– А сам бы и съездил! – сказал Роман Викторович.
Это вырвалось у него так неожиданно, что он даже сам опешил. С какой стати кондитер стал бы разъезжать с проверкой других работников? Это вроде как не его дело. Но слово – не воробей.
– А что? – Роман Викторович непринуждённо развил мысль. – Посмотришь, что случилось. Поговоришь с женщинами. Определишь, что к чему.
– На завтра банкет заказан, – напомнил Андрей. – Авиаторы своего юбиляра чествовать будут. Работы много у поваров. Без меня-то как?
– А! Пустое! – отмахнулся Роман Викторович. – Я смотрел их заказ: меню простенькое, никаких изысков. И вообще, лётчики не какие-нибудь особенные гурманы, что ни поставь на стол – всё сметут за милую душу. Они же к быстрому перекусону привыкли. Ты в самолётах летал – знаешь, что за стряпню стюардессы на обед разносят. Не волнуйся, всё будет хорошо…
Так что ранним утром следующего дня Андрей сел на автовокзале в рейсовый автобус до Сакачи-Аляна. Пассажиров было немного, и он порадовался этому обстоятельству: можно устроиться на двух задних сиденьях и подремать.
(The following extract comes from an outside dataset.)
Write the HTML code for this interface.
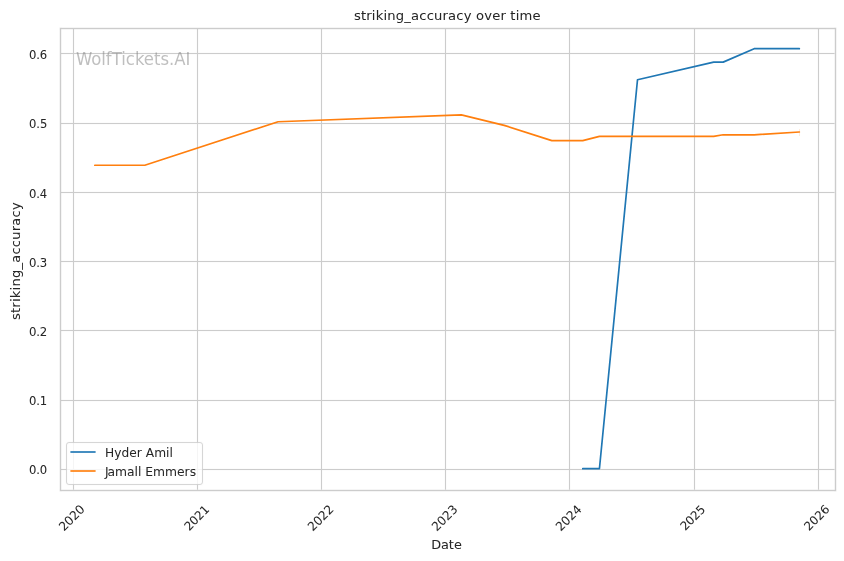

Последнее время у него был хронический недосып. И всё из-за аоми: она взяла в обычай бодрствовать среди ночи – что-то бормотала, напевала, хихикала сама с собой, возилась и гукала как потревоженная сова, – естественно, он спросонья цыкал, ругал её. Ниохта, однако, нимало не смущаясь причиняемым ему беспокойством, нахально отвечала: «Сам себя вини: ты храпишь! Вот уж выпало мне счастье в теле храпуна оказаться. Глаз из-за тебя не сомкнуть!».
То, что он храпит, для Андрея было открытием. Никогда за собой этого не замечал, да и не говорил ему никто о храпе. Впрочем, кто бы сказал? Надежда у него никогда не оставалась, а с Настей он сам до утра не закрывал глаз, а если закрывал, то по совсем-совсем другой причине.
Ну, хороша же волшебница аоми! Утверждает, что может всё, или почти всё – ей якобы ведомы многие тайны мира, и с разными духами она водится, и от недугов, не моргнув своими узкими глазёнками, избавляет в один присест, а его храп – не по зубам, что ли?
Он решил, что Ниохта ведёт себя так по причине зловредной натуры. Если аоми – дух, иначе говоря сеон, то несёт в себе недобрую силу. Она сама как-то проговорилась: шаман – жрец демонической сущности, но, как человек, он старается обратить её на пользу людям. Зло начинает творить добро. Это ли не парадокс? Но настоящий шаман, став товарищем могущественного духа, лишается слишком многого: у него нет друзей, люди благоговеют перед ним, но и боятся его, чаще всего он остаётся без жены, особенно если его дух – аоми, берущая на себя роль его суженой; он – среди людей, но бесконечно одинок; он собирает блуждающих вокруг сородичей сеонов, ублажает и насыщает их, как иные кормят птиц и тем самым приучают их к себе, – сытые и довольные духи служат ему, но их смирение напоминает поведение тигра в цирке: они исполнительны и послушны, пока чувствуют силу дрессировщика, так же и сеоны: шаман каждый момент должен быть с ними наготове, и если допустит послабление, то злая сила обязательно покажет себя.
Но то – настоящий шаман. Андрей же был обыкновенным человеком и, не случись с ним такого казуса, никогда бы даже и не задумался об этом экзотическом феномене, а если и заинтересовался, то исключительно из любопытства.
Шаманом обычно становится тот, кого изберёт один из сеонов; у амурских народов это чаще всего дух Харги: он является человеку во сне и ведёт его в свой таинственный мир. Отказываться нельзя – обиженный Харги станет мучить, насылать болезни и всячески вредить.
Вообще же, нанайцы без труда определяют потенциального кандидата в шаманы. Такой человек обычно нервический, задумчивый, страдает падучей болезнью. К эпилептикам относились с трепетным уважением: людей поражало, что их сородич без всякой причины вдруг падал, из его рта показывалась пена, а сам он корчился и дёргался, бормотал что-то маловразумительное и, наконец, обессилено затихал. Не сверхъестественный ли дух в него вошёл, заставляя трепетать тело? И почему сородич долго лежит без движения? Может, его душа улетела вместе с сеоном в мир духов? На эти и другие вопросы гольды не знали иного ответа, кроме одного: это – избранный. В чём они убеждали и самого эпилептика, который начинал верить в своё особое предназначение.
Каким образом кандидат в шаманы становился им на самом деле, – всегда особенная история. Но существует один странный феномен, связанный со смертью шамана, и он уже не индивидуальный – общий.